Restate each line of the listing exactly, without carrying over any pictures.

** start GIVEN ENTRIES **

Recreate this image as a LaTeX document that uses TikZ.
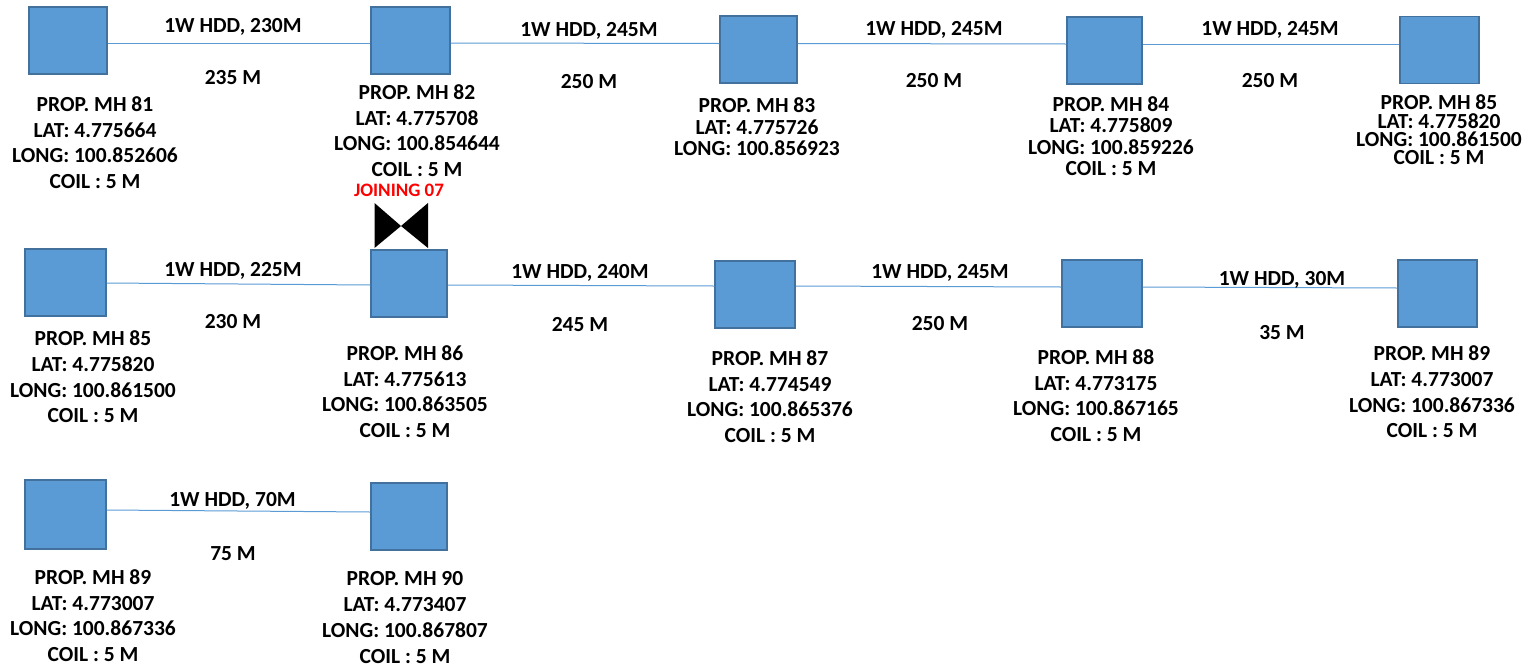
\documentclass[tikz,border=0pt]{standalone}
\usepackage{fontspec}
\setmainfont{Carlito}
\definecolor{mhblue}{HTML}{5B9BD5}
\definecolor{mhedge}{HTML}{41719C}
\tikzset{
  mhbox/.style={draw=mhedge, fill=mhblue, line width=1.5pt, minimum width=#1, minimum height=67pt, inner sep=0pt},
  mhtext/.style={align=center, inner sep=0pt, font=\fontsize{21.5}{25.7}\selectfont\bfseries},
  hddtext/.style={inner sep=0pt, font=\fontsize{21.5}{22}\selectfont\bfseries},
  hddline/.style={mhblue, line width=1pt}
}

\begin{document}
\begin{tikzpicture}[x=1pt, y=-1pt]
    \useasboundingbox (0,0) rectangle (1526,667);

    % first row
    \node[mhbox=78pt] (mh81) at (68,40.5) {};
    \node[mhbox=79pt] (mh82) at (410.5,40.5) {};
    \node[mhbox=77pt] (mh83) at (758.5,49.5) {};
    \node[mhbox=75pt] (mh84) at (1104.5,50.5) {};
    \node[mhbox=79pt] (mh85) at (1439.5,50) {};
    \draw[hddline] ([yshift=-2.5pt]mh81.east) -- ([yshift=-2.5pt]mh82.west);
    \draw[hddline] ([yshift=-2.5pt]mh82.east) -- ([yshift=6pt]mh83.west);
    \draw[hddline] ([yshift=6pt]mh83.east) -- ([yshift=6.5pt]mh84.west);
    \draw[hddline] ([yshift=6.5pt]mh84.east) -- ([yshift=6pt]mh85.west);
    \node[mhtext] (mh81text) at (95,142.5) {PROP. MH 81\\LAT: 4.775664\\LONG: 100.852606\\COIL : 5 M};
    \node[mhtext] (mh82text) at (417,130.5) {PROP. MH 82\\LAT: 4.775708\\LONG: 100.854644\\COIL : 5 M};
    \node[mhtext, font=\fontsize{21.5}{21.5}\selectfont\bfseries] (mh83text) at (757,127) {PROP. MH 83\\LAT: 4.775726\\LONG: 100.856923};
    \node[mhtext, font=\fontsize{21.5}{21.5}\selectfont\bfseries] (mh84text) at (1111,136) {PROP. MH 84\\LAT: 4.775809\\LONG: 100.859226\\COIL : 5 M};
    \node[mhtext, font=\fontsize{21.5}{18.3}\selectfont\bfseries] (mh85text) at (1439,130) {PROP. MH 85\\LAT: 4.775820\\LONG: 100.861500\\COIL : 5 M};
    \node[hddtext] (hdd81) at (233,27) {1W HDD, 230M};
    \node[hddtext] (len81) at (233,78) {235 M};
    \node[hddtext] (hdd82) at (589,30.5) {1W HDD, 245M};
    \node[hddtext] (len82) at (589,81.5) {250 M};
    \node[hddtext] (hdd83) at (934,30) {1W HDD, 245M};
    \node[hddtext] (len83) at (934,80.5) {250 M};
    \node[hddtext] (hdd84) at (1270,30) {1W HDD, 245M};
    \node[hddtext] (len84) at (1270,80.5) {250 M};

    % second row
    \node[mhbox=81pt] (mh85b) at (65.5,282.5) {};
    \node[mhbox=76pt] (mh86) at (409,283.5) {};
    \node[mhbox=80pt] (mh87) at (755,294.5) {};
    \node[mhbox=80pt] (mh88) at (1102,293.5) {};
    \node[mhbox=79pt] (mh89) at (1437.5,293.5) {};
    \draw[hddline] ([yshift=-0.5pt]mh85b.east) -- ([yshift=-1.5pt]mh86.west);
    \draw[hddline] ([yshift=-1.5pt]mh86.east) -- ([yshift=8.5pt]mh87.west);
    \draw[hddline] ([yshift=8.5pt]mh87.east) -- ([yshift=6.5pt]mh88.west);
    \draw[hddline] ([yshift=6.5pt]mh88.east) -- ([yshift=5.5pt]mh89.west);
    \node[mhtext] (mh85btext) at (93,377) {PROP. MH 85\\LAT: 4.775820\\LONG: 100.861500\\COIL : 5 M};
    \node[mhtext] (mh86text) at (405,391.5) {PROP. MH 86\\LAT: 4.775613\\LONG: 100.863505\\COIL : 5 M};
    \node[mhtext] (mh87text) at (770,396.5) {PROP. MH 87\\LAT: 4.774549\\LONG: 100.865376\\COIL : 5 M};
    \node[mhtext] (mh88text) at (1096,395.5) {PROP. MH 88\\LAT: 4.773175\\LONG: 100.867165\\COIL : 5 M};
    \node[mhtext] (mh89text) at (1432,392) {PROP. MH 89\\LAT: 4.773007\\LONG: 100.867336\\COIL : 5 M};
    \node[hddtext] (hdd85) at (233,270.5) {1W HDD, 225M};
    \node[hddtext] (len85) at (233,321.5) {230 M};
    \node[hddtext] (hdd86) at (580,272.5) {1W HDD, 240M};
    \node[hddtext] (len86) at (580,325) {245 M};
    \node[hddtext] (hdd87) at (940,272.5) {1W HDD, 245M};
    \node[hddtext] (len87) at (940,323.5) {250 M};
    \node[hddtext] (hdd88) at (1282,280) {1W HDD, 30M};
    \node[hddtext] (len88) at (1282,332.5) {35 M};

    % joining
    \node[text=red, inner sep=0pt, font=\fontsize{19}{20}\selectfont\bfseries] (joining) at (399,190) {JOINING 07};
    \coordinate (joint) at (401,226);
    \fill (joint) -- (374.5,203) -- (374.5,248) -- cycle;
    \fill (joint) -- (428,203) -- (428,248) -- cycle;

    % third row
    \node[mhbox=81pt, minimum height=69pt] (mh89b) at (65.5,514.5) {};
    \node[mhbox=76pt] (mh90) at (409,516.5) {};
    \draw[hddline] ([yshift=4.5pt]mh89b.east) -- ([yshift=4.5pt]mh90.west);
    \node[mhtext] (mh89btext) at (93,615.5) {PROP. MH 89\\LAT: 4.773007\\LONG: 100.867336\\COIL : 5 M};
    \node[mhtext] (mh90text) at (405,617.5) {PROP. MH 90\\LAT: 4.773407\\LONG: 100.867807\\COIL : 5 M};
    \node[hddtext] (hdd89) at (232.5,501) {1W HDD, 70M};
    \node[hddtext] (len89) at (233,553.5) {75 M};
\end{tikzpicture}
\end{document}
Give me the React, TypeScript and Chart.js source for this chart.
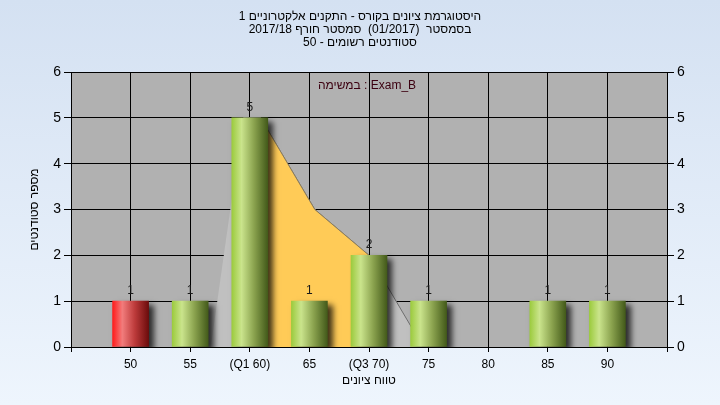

** end GIVEN ENTRIES **

» **COMPLETED EXERCISE**
Recreate this image as a LaTeX document that uses TikZ.
\documentclass[tikz,border=0pt]{standalone}
\usepackage{fontspec}
\setmainfont{Carlito}
\definecolor{mhblue}{HTML}{5B9BD5}
\definecolor{mhedge}{HTML}{41719C}
\tikzset{
  mhbox/.style={draw=mhedge, fill=mhblue, line width=1.5pt, minimum width=#1, minimum height=67pt, inner sep=0pt},
  mhtext/.style={align=center, inner sep=0pt, font=\fontsize{21.5}{25.7}\selectfont\bfseries},
  hddtext/.style={inner sep=0pt, font=\fontsize{21.5}{22}\selectfont\bfseries},
  hddline/.style={mhblue, line width=1pt}
}

\begin{document}
\begin{tikzpicture}[x=1pt, y=-1pt]
    \useasboundingbox (0,0) rectangle (1526,667);

    % first row
    \node[mhbox=78pt] (mh81) at (68,40.5) {};
    \node[mhbox=79pt] (mh82) at (410.5,40.5) {};
    \node[mhbox=77pt] (mh83) at (758.5,49.5) {};
    \node[mhbox=75pt] (mh84) at (1104.5,50.5) {};
    \node[mhbox=79pt] (mh85) at (1439.5,50) {};
    \draw[hddline] ([yshift=-2.5pt]mh81.east) -- ([yshift=-2.5pt]mh82.west);
    \draw[hddline] ([yshift=-2.5pt]mh82.east) -- ([yshift=6pt]mh83.west);
    \draw[hddline] ([yshift=6pt]mh83.east) -- ([yshift=6.5pt]mh84.west);
    \draw[hddline] ([yshift=6.5pt]mh84.east) -- ([yshift=6pt]mh85.west);
    \node[mhtext] (mh81text) at (95,142.5) {PROP. MH 81\\LAT: 4.775664\\LONG: 100.852606\\COIL : 5 M};
    \node[mhtext] (mh82text) at (417,130.5) {PROP. MH 82\\LAT: 4.775708\\LONG: 100.854644\\COIL : 5 M};
    \node[mhtext, font=\fontsize{21.5}{21.5}\selectfont\bfseries] (mh83text) at (757,127) {PROP. MH 83\\LAT: 4.775726\\LONG: 100.856923};
    \node[mhtext, font=\fontsize{21.5}{21.5}\selectfont\bfseries] (mh84text) at (1111,136) {PROP. MH 84\\LAT: 4.775809\\LONG: 100.859226\\COIL : 5 M};
    \node[mhtext, font=\fontsize{21.5}{18.3}\selectfont\bfseries] (mh85text) at (1439,130) {PROP. MH 85\\LAT: 4.775820\\LONG: 100.861500\\COIL : 5 M};
    \node[hddtext] (hdd81) at (233,27) {1W HDD, 230M};
    \node[hddtext] (len81) at (233,78) {235 M};
    \node[hddtext] (hdd82) at (589,30.5) {1W HDD, 245M};
    \node[hddtext] (len82) at (589,81.5) {250 M};
    \node[hddtext] (hdd83) at (934,30) {1W HDD, 245M};
    \node[hddtext] (len83) at (934,80.5) {250 M};
    \node[hddtext] (hdd84) at (1270,30) {1W HDD, 245M};
    \node[hddtext] (len84) at (1270,80.5) {250 M};

    % second row
    \node[mhbox=81pt] (mh85b) at (65.5,282.5) {};
    \node[mhbox=76pt] (mh86) at (409,283.5) {};
    \node[mhbox=80pt] (mh87) at (755,294.5) {};
    \node[mhbox=80pt] (mh88) at (1102,293.5) {};
    \node[mhbox=79pt] (mh89) at (1437.5,293.5) {};
    \draw[hddline] ([yshift=-0.5pt]mh85b.east) -- ([yshift=-1.5pt]mh86.west);
    \draw[hddline] ([yshift=-1.5pt]mh86.east) -- ([yshift=8.5pt]mh87.west);
    \draw[hddline] ([yshift=8.5pt]mh87.east) -- ([yshift=6.5pt]mh88.west);
    \draw[hddline] ([yshift=6.5pt]mh88.east) -- ([yshift=5.5pt]mh89.west);
    \node[mhtext] (mh85btext) at (93,377) {PROP. MH 85\\LAT: 4.775820\\LONG: 100.861500\\COIL : 5 M};
    \node[mhtext] (mh86text) at (405,391.5) {PROP. MH 86\\LAT: 4.775613\\LONG: 100.863505\\COIL : 5 M};
    \node[mhtext] (mh87text) at (770,396.5) {PROP. MH 87\\LAT: 4.774549\\LONG: 100.865376\\COIL : 5 M};
    \node[mhtext] (mh88text) at (1096,395.5) {PROP. MH 88\\LAT: 4.773175\\LONG: 100.867165\\COIL : 5 M};
    \node[mhtext] (mh89text) at (1432,392) {PROP. MH 89\\LAT: 4.773007\\LONG: 100.867336\\COIL : 5 M};
    \node[hddtext] (hdd85) at (233,270.5) {1W HDD, 225M};
    \node[hddtext] (len85) at (233,321.5) {230 M};
    \node[hddtext] (hdd86) at (580,272.5) {1W HDD, 240M};
    \node[hddtext] (len86) at (580,325) {245 M};
    \node[hddtext] (hdd87) at (940,272.5) {1W HDD, 245M};
    \node[hddtext] (len87) at (940,323.5) {250 M};
    \node[hddtext] (hdd88) at (1282,280) {1W HDD, 30M};
    \node[hddtext] (len88) at (1282,332.5) {35 M};

    % joining
    \node[text=red, inner sep=0pt, font=\fontsize{19}{20}\selectfont\bfseries] (joining) at (399,190) {JOINING 07};
    \coordinate (joint) at (401,226);
    \fill (joint) -- (374.5,203) -- (374.5,248) -- cycle;
    \fill (joint) -- (428,203) -- (428,248) -- cycle;

    % third row
    \node[mhbox=81pt, minimum height=69pt] (mh89b) at (65.5,514.5) {};
    \node[mhbox=76pt] (mh90) at (409,516.5) {};
    \draw[hddline] ([yshift=4.5pt]mh89b.east) -- ([yshift=4.5pt]mh90.west);
    \node[mhtext] (mh89btext) at (93,615.5) {PROP. MH 89\\LAT: 4.773007\\LONG: 100.867336\\COIL : 5 M};
    \node[mhtext] (mh90text) at (405,617.5) {PROP. MH 90\\LAT: 4.773407\\LONG: 100.867807\\COIL : 5 M};
    \node[hddtext] (hdd89) at (232.5,501) {1W HDD, 70M};
    \node[hddtext] (len89) at (233,553.5) {75 M};
\end{tikzpicture}
\end{document}
Give me the React, TypeScript and Chart.js source for this chart.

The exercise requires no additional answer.